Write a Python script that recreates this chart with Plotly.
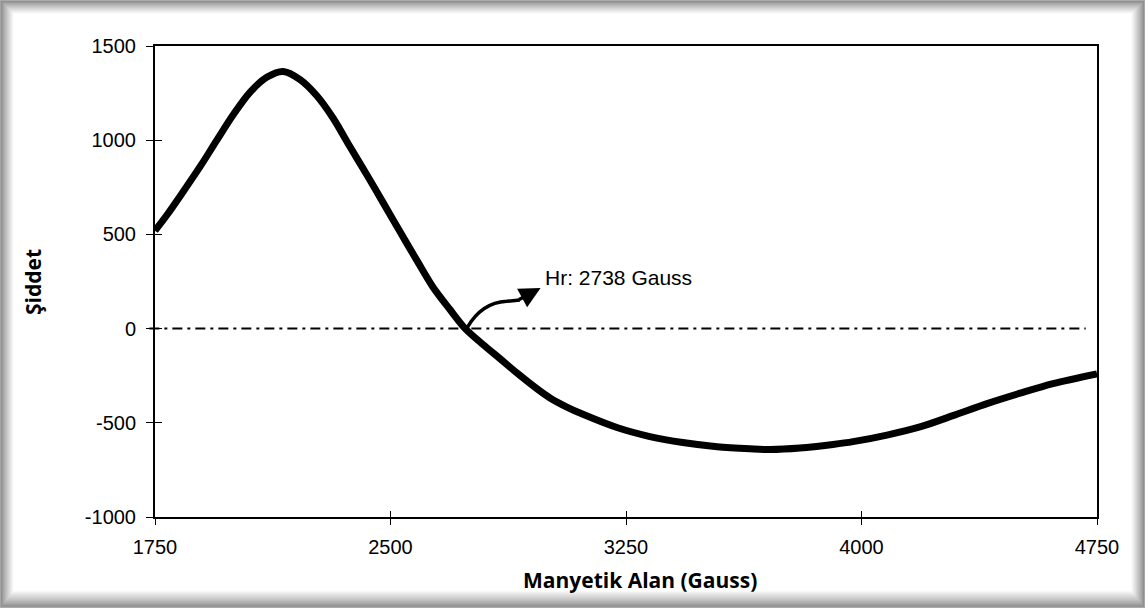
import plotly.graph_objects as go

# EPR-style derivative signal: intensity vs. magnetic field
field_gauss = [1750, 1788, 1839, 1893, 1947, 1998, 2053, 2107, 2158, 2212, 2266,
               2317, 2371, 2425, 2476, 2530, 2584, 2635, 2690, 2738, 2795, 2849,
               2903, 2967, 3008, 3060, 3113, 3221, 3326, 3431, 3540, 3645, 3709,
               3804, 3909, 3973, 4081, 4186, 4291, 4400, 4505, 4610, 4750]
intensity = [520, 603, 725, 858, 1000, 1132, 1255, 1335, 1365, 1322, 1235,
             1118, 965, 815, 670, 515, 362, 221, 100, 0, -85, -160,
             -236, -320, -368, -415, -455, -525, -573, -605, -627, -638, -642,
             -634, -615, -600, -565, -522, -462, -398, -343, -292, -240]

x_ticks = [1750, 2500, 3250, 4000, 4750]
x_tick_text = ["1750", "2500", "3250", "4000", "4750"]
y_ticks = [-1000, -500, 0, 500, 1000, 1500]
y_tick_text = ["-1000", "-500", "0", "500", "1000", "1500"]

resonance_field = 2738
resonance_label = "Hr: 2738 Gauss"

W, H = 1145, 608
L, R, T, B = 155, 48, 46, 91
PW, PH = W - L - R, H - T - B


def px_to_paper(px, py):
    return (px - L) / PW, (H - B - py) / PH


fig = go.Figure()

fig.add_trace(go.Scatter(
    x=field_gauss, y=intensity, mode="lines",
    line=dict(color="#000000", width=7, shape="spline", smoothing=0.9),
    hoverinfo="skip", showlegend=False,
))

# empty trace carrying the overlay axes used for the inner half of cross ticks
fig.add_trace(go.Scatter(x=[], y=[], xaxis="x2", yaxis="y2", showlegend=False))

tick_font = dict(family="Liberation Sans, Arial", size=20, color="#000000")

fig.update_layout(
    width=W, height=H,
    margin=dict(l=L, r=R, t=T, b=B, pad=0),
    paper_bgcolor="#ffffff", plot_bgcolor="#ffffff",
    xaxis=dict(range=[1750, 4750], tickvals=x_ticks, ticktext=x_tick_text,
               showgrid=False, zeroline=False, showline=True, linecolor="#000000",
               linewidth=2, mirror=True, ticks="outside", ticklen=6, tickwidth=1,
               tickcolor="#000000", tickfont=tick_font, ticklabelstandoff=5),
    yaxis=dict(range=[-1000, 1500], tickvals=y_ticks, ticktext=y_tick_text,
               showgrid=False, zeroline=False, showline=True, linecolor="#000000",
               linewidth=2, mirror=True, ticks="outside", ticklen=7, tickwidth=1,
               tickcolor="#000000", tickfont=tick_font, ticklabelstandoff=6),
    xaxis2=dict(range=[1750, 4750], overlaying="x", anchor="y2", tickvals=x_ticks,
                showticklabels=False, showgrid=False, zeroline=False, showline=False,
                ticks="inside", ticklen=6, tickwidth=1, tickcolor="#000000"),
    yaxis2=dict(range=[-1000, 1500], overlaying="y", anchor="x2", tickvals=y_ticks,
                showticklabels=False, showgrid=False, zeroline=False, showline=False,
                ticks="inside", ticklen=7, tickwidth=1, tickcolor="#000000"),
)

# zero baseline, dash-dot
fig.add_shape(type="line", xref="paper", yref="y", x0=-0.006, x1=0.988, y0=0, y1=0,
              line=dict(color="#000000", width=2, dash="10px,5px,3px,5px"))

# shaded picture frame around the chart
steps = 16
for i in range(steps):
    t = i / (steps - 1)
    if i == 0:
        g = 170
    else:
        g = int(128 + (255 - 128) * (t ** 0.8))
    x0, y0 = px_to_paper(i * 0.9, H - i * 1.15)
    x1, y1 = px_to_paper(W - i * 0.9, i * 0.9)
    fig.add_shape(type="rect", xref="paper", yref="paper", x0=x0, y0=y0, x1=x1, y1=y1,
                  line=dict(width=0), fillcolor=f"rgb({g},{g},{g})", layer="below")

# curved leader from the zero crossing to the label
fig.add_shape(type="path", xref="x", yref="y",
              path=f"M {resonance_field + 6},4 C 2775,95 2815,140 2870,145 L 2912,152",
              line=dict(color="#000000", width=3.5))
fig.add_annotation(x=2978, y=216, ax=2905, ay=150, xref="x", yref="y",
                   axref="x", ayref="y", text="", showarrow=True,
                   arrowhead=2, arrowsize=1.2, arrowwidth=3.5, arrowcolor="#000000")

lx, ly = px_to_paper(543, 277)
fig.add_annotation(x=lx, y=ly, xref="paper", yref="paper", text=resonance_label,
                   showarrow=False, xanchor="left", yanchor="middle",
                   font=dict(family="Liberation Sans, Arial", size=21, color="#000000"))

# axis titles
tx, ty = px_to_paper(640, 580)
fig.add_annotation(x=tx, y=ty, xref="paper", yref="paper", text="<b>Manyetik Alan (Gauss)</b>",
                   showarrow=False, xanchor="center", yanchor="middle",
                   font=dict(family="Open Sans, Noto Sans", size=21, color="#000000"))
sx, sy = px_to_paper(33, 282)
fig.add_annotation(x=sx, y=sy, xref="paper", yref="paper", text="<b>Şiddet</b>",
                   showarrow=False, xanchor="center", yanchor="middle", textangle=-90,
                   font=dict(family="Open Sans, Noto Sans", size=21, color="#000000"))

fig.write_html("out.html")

..............................

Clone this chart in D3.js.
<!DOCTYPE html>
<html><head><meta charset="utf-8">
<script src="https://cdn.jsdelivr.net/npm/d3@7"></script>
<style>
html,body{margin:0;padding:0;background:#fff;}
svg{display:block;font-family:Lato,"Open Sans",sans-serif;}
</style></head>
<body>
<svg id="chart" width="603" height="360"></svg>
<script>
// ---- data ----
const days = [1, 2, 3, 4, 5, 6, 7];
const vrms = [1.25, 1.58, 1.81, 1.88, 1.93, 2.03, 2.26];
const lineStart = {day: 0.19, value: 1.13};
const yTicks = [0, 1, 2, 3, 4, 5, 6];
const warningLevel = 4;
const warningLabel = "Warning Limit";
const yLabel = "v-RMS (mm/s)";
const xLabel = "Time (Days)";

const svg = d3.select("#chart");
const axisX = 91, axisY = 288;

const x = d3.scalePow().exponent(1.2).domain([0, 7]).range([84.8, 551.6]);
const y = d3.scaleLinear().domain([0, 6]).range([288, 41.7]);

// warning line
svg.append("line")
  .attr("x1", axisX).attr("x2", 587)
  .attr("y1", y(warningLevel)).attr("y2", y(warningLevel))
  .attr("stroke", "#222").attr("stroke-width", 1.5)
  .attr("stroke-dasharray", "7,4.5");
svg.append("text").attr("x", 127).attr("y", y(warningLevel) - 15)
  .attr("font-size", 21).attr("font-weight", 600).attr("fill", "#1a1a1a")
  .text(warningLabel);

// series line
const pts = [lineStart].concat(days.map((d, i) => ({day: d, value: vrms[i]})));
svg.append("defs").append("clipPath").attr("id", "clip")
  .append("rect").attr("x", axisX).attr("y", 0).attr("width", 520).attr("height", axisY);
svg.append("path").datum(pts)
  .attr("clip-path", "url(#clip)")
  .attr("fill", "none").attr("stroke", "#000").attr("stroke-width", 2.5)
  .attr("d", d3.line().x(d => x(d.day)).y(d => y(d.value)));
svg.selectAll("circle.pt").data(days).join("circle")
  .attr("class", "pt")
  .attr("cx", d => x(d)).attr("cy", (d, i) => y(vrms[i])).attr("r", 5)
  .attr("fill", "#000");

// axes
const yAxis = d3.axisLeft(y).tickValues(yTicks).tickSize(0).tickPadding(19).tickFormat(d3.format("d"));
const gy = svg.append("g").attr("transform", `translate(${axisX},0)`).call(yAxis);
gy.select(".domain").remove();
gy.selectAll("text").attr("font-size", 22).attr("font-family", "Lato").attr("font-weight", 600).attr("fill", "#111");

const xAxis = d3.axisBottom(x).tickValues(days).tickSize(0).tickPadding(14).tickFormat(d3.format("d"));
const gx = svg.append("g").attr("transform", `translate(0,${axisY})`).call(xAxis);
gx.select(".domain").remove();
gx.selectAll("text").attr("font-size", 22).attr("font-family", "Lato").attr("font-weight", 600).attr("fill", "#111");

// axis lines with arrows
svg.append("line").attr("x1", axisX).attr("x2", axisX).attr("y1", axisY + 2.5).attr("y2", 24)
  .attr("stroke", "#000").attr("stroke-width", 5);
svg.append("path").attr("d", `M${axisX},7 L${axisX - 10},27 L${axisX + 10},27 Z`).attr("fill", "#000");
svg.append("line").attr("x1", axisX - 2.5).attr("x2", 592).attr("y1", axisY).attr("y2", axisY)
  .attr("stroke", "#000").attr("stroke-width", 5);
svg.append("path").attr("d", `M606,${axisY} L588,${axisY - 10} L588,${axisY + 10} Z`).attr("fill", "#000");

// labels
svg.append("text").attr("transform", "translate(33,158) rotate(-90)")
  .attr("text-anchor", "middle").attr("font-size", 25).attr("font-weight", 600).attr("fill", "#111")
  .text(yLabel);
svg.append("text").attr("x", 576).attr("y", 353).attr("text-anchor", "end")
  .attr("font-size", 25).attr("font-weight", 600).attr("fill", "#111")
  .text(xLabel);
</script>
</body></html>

..............................

# Your task
In the records above, find each line holding "with" and copy it.

# Solution
Write a Python script that recreates this chart with Plotly.
// axis lines with arrows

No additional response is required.